In a recurring imagery, they say, imagine a choice a Palestinian landing from outer space could face: a fully ‘liberated’ Gaza as it exists today under Hamas (Ariel Sharon’s government removed the last Israeli settlements in 2005), or a West Bank with its own cocktail of issues like disputed borders and degrees of prospects of future disengagement (with Israel) but in negotiation with Israel and recognised by a world community focused on encouraging investment in the territory. This is the imagery Israel would like its neighbours (‘the moderate Muslim countries’ is an explanatory phrase often used) to act upon.
But, in press reports and meetings with officials and opinion-makers, talk of the Annapolis meet comes couched in the wider regional implications of Iran’s nuclear programme.

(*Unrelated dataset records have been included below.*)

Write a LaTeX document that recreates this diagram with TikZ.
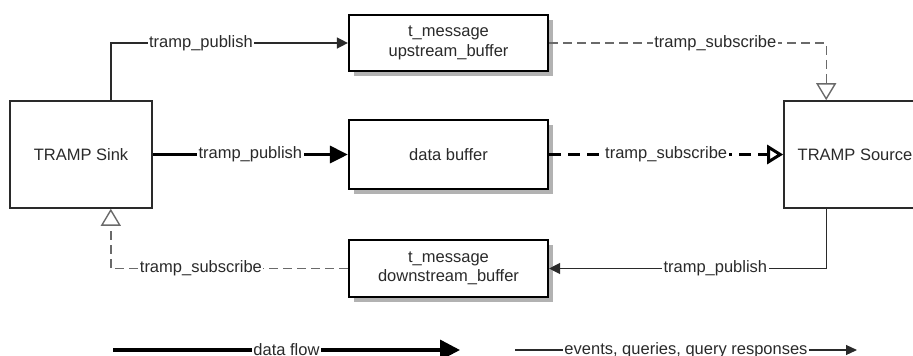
\documentclass[tikz,border=0pt]{standalone}
\usepackage{fontspec}
\setmainfont{Liberation Sans}
\usetikzlibrary{arrows.meta,shadows,calc}
\definecolor{ink}{HTML}{2A2A2A}
\definecolor{dashgray}{HTML}{6A6A6A}
\begin{document}
\begin{tikzpicture}[x=1pt,y=-1pt,
  font=\fontsize{16.5}{19.5}\selectfont,
  endbox/.style={draw=ink, line width=1.6pt, fill=white, minimum width=142pt,
    minimum height=107pt, inner sep=0pt, text=ink},
  buf/.style={draw=black, line width=2.2pt, fill=white, minimum width=199pt,
    inner sep=0pt, align=center, text=ink,
    drop shadow={shadow xshift=4.5pt, shadow yshift=-4.5pt, fill=black!30, opacity=1}},
  lbl/.style={fill=white, text=ink, inner sep=1.5pt},
  pub/.style={draw=ink, line width=1.4pt, -{Triangle[length=11pt,width=11pt]}},
  sub/.style={draw=dashgray, line width=1.4pt, dash pattern=on 9pt off 5pt,
    -{Triangle[open,length=17pt,width=20pt]}},
  datapub/.style={draw=black, line width=3pt, -{Triangle[length=18pt,width=17pt]}},
  datasub/.style={draw=black, line width=3pt, dash pattern=on 12pt off 7pt,
    -{Triangle[open,length=16pt,width=19pt]}}
]
\useasboundingbox (0,0) rectangle (913,356);

% end points
\node[endbox] (sink) at (81,154.5) {TRAMP Sink};
\node[endbox] (src) at (855,154.5) {TRAMP Source};

% buffers
\node[buf, minimum height=56pt] (up) at (448.5,43) {t\_message\\upstream\_buffer};
\node[buf, minimum height=69pt] (data) at (448.5,154.5) {data buffer};
\node[buf, minimum height=57pt] (down) at (448.5,268.5) {t\_message\\downstream\_buffer};

% upstream messages
\draw[pub] ([xshift=-42pt]sink.north east) |- node[lbl, pos=0.69] {tramp\_publish} (up.west);
\draw[sub] (up.east) -| node[lbl, pos=0.3] {tramp\_subscribe} ([xshift=43pt]src.north west);

% data path
\draw[datapub] (sink.east) -- node[lbl] {tramp\_publish} (data.west);
\draw[datasub] (data.east) -- node[lbl] {tramp\_subscribe} (src.west);

% downstream messages
\draw[pub] ([xshift=43pt]src.south west) |- node[lbl, pos=0.7] {tramp\_publish} (down.east);
\draw[sub] (down.west) -| node[lbl, pos=0.31] {tramp\_subscribe} ([xshift=-42pt]sink.south east);

% legend
\coordinate (dfA) at (113,350);
\coordinate (dfB) at (460,350);
\coordinate (evA) at (515,350);
\coordinate (evB) at (857,350);
\draw[draw=black, line width=3.5pt, -{Triangle[length=20pt,width=20pt]}]
  (dfA) -- node[lbl] {data flow} (dfB);
\draw[draw=ink, line width=1.2pt, -{Triangle[length=11pt,width=10pt]}]
  (evA) -- node[lbl] {events, queries, query responses} (evB);
\end{tikzpicture}
\end{document}
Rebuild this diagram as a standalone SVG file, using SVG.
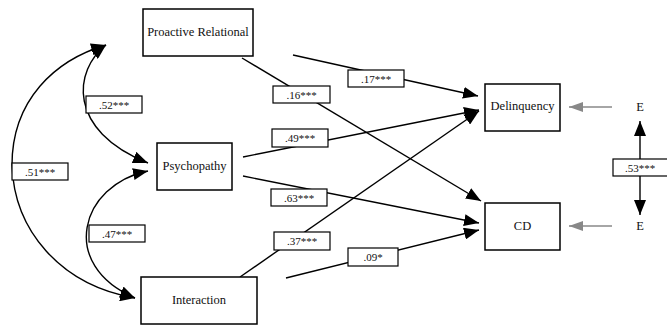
<svg xmlns="http://www.w3.org/2000/svg" width="667" height="327" viewBox="0 0 667 327">
<style>
.node{fill:#fff;stroke:#000;stroke-width:1.5}
.nt{font-family:"Liberation Serif","Times New Roman",serif;font-size:12.5px;fill:#111;text-anchor:middle;dominant-baseline:central}
.lb{fill:#fff;stroke:#000;stroke-width:1.2}
.lt{font-family:"Liberation Serif","Times New Roman",serif;font-size:11px;fill:#111;text-anchor:middle;dominant-baseline:central}
.ln{fill:none;stroke:#000;stroke-width:1.4}
.gl{fill:none;stroke:#888;stroke-width:1.6}
</style>
<defs>
<marker id="ah" markerUnits="userSpaceOnUse" markerWidth="15" markerHeight="12" refX="15" refY="6" orient="auto-start-reverse">
<path d="M0,0 L15,6 L0,12 Z" fill="#000"/>
</marker>
<marker id="gh" markerUnits="userSpaceOnUse" markerWidth="14" markerHeight="10" refX="14" refY="5" orient="auto">
<path d="M0,0 L14,5 L0,10 Z" fill="#888"/>
</marker>
</defs>
<g id="connectors">
<path class="ln" d="M106,45 C55,60 12,100 12,165 C14,230 60,285 135,298" marker-start="url(#ah)" marker-end="url(#ah)"/>
<path class="ln" d="M106,45 C74,70 66,130 148,163" marker-start="url(#ah)" marker-end="url(#ah)"/>
<path class="ln" d="M148,171 C80,185 58,265 135,298" marker-start="url(#ah)" marker-end="url(#ah)"/>
<line class="ln" x1="293" y1="55" x2="478" y2="96" marker-end="url(#ah)"/>
<line class="ln" x1="242" y1="58" x2="481" y2="201" marker-end="url(#ah)"/>
<line class="ln" x1="243" y1="157" x2="479" y2="110" marker-end="url(#ah)"/>
<line class="ln" x1="243" y1="176" x2="479" y2="223" marker-end="url(#ah)"/>
<line class="ln" x1="240" y1="277" x2="479" y2="111" marker-end="url(#ah)"/>
<line class="ln" x1="286" y1="278" x2="479" y2="230" marker-end="url(#ah)"/>
<line class="gl" x1="612" y1="107" x2="569" y2="107" marker-end="url(#gh)"/>
<line class="gl" x1="612" y1="226" x2="569" y2="226" marker-end="url(#gh)"/>
<line class="ln" x1="640" y1="168" x2="640" y2="121" marker-end="url(#ah)"/>
<line class="ln" x1="640" y1="168" x2="640" y2="215" marker-end="url(#ah)"/>
</g>
<g id="labels">
<rect class="lb" x="12" y="163" width="56" height="17"/><text class="lt" x="40" y="171.5">.51***</text>
<rect class="lb" x="86" y="96" width="56" height="17"/><text class="lt" x="114" y="104.5">.52***</text>
<rect class="lb" x="89" y="225" width="56" height="17"/><text class="lt" x="117" y="233.5">.47***</text>
<rect class="lb" x="348" y="70" width="56" height="17"/><text class="lt" x="376" y="78.5">.17***</text>
<rect class="lb" x="273" y="86" width="57" height="17"/><text class="lt" x="301.5" y="94.5">.16***</text>
<rect class="lb" x="272" y="129" width="56" height="18"/><text class="lt" x="300" y="138">.49***</text>
<rect class="lb" x="271" y="189" width="56" height="17"/><text class="lt" x="299" y="197.5">.63***</text>
<rect class="lb" x="274" y="232" width="56" height="18"/><text class="lt" x="302" y="241">.37***</text>
<rect class="lb" x="348" y="248" width="50" height="18"/><text class="lt" x="373" y="257">.09*</text>
<rect class="lb" x="613" y="159" width="56" height="17"/><text class="lt" x="640" y="167.5">.53***</text>
</g>
<g id="n-proactive"><rect class="node" x="143" y="9" width="110" height="47"/><text class="nt" x="198" y="32">Proactive Relational</text></g>
<g id="n-psychopathy"><rect class="node" x="157" y="143" width="75" height="47"/><text class="nt" x="194.5" y="166">Psychopathy</text></g>
<g id="n-interaction"><rect class="node" x="141" y="277" width="116" height="47"/><text class="nt" x="199" y="299.5">Interaction</text></g>
<g id="n-delinquency"><rect class="node" x="485" y="84" width="75" height="47"/><text class="nt" x="522.5" y="106">Delinquency</text></g>
<g id="n-cd"><rect class="node" x="485" y="203" width="75" height="47"/><text class="nt" x="522.5" y="225.5">CD</text></g>
<g id="n-e1"><text class="nt" x="640" y="107">E</text></g>
<g id="n-e2"><text class="nt" x="640" y="226">E</text></g>
</svg>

Taken as they see it, it makes sense of the confidence they appear to have that the Arab regimes will be more supportive of Abu Mazen’s possible peace efforts.
Eran Lerman, Israel head of American Jewish Committee, a thinktank that works closely with the Israeli government, says, “The strategic paradigm has been transformed in the region.” In his view, the Sunni regimes are as frightened of an Iranian bomb as Israel is. To supplement his point, he emphasises focus on what did not happen recently. “There was a certain air-raid (on Syria) on September 6.” It elicited “a deafening silence from what once used to called the Arab world.”
On Iran, Israel remains anxious about the matrix of other divisions within which it must manoeuvre. This week Prime Minister Olmert is in Paris and London, after rushing last week to Moscow to meet with Russian President Vladimir Putin in the immediate afterglow of his cordial visit to Tehran.
Here, Iran’s ‘imperial’ ambitions are seen to be overlaid by Russia’s reinvigorated rivalry with the US. Silvan Sahalom, a former foreign minister and now an opposition member of the Knesset, says, “Russia is trying to revive the Russian empire.” He worries it may see America’s enemy as its friend.
Olmert’s itinerary is seen to be a decisive leap out of what the liberal Haaretz newspaper called a walk between the raindrops. The big debate here is whether Jerusalem should tactically present the Iranian programme as the world’s problem — and thereby utter its fears for itself softly — or whether it should take a more strident lead in mobilising global action.
In the Israeli calendar, the Annapolis summit would be followed — in mid-2008 — by alarm bells. That is when, they say, their worst-case scenario would put Iran a year away from mastering the technology for a nuclear weapon programme. The stakeholders in the first engagement are among those being requested to commit to stronger deterrent measures — non-military, they say, for now — against Iran.
This is why, here in Israel, they say a failed ‘peace summit’ could take a toll beyond the individual fortunes of the two main participants.